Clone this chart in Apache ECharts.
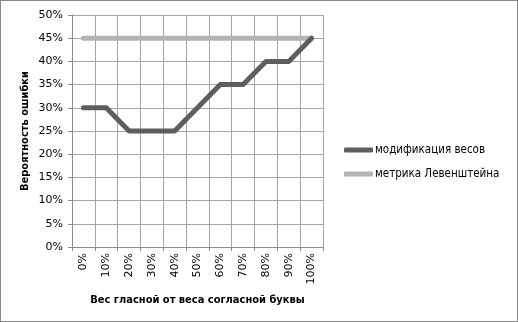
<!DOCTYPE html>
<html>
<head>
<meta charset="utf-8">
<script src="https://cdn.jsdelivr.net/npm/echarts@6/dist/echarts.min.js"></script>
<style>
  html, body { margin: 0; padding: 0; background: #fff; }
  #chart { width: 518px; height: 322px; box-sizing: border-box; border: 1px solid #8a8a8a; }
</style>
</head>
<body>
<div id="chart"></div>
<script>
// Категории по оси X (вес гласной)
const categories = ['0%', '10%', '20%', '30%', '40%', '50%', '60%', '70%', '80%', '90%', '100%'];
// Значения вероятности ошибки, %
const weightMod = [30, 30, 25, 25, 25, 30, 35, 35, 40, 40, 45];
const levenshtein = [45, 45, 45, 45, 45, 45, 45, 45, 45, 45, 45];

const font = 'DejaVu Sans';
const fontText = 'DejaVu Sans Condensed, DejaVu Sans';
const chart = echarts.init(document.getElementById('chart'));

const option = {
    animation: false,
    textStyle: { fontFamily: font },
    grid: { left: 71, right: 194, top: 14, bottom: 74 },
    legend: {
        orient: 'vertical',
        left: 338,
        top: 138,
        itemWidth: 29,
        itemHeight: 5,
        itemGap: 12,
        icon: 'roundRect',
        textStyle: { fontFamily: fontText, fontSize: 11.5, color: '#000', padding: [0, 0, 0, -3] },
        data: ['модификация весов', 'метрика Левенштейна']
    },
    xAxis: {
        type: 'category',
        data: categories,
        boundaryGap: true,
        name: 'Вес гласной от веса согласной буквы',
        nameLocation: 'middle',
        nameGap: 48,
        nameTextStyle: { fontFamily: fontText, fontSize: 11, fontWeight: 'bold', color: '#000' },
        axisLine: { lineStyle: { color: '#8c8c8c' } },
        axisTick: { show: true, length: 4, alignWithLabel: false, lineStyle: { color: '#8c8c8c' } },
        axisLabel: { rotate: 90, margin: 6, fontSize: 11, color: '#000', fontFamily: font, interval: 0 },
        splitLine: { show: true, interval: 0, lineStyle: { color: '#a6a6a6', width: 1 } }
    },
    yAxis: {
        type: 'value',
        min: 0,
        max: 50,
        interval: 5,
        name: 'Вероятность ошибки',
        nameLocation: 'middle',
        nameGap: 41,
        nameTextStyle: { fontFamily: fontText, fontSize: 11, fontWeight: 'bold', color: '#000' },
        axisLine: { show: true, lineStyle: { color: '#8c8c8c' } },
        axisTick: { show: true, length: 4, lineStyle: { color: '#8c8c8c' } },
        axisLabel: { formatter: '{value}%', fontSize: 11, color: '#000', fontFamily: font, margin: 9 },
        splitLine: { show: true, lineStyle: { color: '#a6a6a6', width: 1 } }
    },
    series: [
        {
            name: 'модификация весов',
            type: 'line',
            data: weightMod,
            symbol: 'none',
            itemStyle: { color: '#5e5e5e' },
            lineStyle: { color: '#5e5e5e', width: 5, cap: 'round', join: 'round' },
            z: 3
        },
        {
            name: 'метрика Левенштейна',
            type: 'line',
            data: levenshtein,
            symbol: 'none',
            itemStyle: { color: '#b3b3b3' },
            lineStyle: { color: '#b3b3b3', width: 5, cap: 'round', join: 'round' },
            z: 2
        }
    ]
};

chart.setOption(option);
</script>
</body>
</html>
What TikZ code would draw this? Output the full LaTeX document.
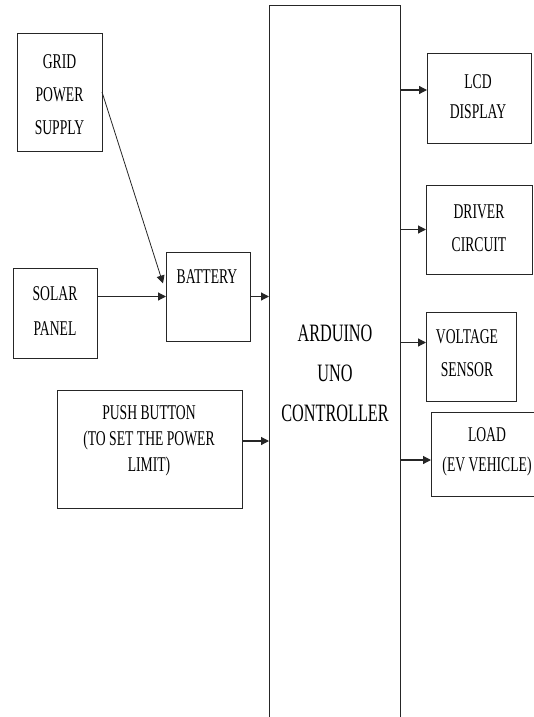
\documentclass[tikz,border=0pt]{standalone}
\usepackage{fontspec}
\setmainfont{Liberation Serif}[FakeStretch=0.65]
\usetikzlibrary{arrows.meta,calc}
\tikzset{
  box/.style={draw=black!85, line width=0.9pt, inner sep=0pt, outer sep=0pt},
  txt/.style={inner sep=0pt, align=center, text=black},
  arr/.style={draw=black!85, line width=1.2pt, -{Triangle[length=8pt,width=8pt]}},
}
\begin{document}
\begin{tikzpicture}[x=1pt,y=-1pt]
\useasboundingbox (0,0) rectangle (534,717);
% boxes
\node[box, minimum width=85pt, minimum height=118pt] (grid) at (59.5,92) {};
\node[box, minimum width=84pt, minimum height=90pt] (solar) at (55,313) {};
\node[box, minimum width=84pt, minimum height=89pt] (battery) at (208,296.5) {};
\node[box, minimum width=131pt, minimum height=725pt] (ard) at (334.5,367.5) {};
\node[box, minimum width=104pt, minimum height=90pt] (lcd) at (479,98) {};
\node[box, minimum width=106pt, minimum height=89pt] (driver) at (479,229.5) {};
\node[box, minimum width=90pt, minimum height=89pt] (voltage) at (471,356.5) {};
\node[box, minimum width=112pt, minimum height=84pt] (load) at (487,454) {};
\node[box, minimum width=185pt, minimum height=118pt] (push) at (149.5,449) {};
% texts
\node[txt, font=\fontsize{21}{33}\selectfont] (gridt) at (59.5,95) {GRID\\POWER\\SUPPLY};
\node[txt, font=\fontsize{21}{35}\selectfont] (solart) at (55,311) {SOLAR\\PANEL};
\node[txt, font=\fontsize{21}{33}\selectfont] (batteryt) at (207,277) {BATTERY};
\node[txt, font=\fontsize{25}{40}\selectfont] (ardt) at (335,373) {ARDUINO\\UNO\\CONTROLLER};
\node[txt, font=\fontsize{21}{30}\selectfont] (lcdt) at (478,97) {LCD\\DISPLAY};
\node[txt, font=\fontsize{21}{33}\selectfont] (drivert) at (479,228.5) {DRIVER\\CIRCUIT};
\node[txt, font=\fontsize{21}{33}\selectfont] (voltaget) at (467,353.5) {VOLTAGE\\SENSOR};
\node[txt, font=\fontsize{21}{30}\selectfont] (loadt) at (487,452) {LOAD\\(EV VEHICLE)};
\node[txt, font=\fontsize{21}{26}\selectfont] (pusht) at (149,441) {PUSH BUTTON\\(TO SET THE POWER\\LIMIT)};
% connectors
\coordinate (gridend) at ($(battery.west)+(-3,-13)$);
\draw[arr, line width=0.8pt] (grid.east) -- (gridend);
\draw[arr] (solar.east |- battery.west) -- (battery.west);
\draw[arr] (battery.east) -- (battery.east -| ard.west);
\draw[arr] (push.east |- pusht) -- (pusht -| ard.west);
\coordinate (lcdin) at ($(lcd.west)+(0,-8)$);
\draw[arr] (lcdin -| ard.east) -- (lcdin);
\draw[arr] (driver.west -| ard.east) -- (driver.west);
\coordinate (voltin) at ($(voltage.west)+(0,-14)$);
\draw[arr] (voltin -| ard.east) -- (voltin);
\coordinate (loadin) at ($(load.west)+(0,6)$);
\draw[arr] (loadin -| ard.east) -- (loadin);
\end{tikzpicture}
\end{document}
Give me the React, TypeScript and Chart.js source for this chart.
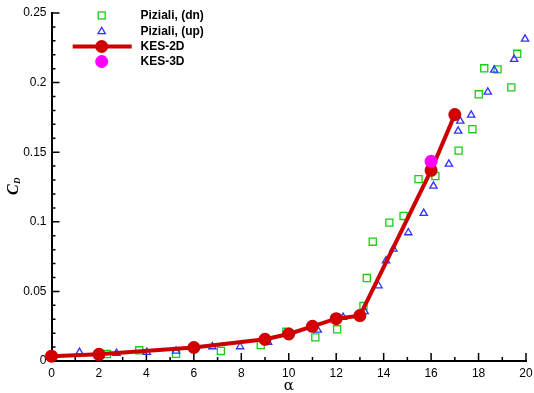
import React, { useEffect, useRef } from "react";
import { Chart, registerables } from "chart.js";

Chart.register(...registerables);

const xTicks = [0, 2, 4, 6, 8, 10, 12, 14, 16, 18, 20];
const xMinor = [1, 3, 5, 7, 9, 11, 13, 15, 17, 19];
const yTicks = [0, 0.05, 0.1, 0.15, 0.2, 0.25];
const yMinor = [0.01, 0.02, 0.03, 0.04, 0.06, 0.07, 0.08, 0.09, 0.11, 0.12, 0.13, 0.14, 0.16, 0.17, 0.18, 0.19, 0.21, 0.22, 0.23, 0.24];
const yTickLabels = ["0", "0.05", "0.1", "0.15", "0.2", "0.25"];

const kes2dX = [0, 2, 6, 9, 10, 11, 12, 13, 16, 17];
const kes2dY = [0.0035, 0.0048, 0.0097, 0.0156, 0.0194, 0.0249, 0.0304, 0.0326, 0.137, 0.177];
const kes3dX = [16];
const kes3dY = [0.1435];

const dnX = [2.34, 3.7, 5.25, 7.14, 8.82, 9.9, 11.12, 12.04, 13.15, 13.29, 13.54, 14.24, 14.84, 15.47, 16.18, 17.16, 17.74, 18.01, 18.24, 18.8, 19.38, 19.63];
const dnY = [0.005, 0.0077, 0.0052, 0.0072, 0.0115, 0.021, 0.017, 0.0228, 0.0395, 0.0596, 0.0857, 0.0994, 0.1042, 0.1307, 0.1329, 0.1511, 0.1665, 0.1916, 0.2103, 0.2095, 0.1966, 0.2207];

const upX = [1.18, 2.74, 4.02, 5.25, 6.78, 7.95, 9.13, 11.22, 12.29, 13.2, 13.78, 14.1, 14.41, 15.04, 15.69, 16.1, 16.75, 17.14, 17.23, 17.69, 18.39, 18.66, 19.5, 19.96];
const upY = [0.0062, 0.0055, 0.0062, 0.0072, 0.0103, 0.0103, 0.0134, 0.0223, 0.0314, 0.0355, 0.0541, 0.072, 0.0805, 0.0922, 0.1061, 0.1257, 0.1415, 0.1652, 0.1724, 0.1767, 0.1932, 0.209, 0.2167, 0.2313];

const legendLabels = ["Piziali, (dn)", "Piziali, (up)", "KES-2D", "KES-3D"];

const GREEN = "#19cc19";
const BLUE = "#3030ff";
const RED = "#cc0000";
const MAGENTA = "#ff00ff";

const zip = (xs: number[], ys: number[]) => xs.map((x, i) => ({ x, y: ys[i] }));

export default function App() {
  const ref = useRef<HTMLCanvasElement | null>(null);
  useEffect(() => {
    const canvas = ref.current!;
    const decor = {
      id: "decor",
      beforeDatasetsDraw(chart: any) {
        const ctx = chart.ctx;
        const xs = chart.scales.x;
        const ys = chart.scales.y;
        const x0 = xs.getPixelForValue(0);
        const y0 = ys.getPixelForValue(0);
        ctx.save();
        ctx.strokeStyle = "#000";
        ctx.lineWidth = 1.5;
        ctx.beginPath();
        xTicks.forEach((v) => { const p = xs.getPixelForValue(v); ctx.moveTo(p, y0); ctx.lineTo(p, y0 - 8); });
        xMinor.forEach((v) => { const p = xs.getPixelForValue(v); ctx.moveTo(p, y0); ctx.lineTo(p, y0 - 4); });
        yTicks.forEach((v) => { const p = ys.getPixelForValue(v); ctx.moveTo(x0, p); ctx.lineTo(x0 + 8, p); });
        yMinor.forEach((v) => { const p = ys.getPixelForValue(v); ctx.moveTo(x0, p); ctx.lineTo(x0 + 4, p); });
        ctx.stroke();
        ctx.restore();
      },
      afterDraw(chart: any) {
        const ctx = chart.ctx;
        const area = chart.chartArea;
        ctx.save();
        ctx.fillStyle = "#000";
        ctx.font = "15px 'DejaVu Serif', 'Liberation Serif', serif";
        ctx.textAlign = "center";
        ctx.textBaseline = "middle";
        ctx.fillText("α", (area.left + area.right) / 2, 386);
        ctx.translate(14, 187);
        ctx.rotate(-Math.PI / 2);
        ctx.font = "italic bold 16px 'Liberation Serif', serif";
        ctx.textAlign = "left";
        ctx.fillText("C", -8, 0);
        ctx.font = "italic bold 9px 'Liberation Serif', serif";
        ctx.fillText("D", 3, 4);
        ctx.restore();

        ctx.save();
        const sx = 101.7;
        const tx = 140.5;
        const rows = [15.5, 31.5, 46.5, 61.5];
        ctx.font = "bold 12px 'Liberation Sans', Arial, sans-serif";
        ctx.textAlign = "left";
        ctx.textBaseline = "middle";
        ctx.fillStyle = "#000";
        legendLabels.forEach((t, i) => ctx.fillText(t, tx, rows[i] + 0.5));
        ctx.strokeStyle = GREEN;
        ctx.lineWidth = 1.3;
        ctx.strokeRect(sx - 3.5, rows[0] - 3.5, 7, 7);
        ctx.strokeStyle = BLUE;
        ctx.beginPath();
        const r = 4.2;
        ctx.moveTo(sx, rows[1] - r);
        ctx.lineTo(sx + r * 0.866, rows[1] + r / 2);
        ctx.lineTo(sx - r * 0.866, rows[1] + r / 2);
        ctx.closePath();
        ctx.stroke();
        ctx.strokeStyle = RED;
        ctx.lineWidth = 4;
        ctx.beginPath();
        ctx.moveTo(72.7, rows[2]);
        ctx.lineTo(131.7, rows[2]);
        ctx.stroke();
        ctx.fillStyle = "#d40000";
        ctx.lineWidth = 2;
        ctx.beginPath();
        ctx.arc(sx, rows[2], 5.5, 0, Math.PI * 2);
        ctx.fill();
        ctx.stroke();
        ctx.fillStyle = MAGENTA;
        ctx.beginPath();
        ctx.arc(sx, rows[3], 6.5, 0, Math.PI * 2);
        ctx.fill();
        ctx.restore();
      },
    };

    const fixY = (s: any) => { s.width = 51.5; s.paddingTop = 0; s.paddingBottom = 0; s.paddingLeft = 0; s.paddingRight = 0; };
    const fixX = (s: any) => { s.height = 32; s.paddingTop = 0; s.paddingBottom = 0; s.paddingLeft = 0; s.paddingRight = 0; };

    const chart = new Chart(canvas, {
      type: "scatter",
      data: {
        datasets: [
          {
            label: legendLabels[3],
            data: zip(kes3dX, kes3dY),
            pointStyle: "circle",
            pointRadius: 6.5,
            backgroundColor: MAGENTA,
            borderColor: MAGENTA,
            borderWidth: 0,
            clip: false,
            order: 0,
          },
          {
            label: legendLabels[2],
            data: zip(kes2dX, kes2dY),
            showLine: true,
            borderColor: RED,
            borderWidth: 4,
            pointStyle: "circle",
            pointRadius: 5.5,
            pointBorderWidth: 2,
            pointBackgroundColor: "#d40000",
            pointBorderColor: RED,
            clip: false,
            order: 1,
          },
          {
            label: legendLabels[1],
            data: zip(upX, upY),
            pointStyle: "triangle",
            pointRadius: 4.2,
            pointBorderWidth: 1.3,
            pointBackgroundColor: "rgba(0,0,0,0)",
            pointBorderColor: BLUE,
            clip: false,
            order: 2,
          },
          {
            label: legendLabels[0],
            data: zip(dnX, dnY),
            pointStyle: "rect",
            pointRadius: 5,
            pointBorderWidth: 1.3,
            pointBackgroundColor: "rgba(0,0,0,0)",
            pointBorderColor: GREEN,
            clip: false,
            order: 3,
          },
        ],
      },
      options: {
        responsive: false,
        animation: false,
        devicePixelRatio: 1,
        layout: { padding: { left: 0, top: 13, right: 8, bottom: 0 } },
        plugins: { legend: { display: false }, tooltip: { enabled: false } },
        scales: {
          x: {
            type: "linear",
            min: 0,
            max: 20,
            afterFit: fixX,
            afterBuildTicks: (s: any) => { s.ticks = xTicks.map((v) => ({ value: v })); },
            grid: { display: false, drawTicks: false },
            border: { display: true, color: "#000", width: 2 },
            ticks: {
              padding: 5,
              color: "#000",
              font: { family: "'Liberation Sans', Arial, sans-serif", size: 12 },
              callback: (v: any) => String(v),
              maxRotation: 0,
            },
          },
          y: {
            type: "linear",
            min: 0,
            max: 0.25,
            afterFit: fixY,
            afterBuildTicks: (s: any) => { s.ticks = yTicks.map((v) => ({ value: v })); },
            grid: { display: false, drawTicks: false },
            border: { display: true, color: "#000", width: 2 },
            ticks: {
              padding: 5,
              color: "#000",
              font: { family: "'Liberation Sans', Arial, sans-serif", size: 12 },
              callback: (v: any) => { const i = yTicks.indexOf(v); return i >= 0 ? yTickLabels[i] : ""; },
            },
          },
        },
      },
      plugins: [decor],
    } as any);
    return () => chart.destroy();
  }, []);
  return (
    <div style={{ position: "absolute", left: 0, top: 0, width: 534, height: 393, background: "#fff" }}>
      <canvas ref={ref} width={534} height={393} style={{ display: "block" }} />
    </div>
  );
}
***
# YOUR INSTRUCTIONS
Take the lines from the first line of the entries through the line with "const chart = echarts.init(document.getElementById('chart'));", inclusive, and give them again exactly, minus any pictures.

# WORKED SOLUTION
Clone this chart in Apache ECharts.
<!DOCTYPE html>
<html>
<head>
<meta charset="utf-8">
<script src="https://cdn.jsdelivr.net/npm/echarts@6/dist/echarts.min.js"></script>
<style>
  html, body { margin: 0; padding: 0; background: #fff; }
  #chart { width: 518px; height: 322px; box-sizing: border-box; border: 1px solid #8a8a8a; }
</style>
</head>
<body>
<div id="chart"></div>
<script>
// Категории по оси X (вес гласной)
const categories = ['0%', '10%', '20%', '30%', '40%', '50%', '60%', '70%', '80%', '90%', '100%'];
// Значения вероятности ошибки, %
const weightMod = [30, 30, 25, 25, 25, 30, 35, 35, 40, 40, 45];
const levenshtein = [45, 45, 45, 45, 45, 45, 45, 45, 45, 45, 45];

const font = 'DejaVu Sans';
const fontText = 'DejaVu Sans Condensed, DejaVu Sans';
const chart = echarts.init(document.getElementById('chart'));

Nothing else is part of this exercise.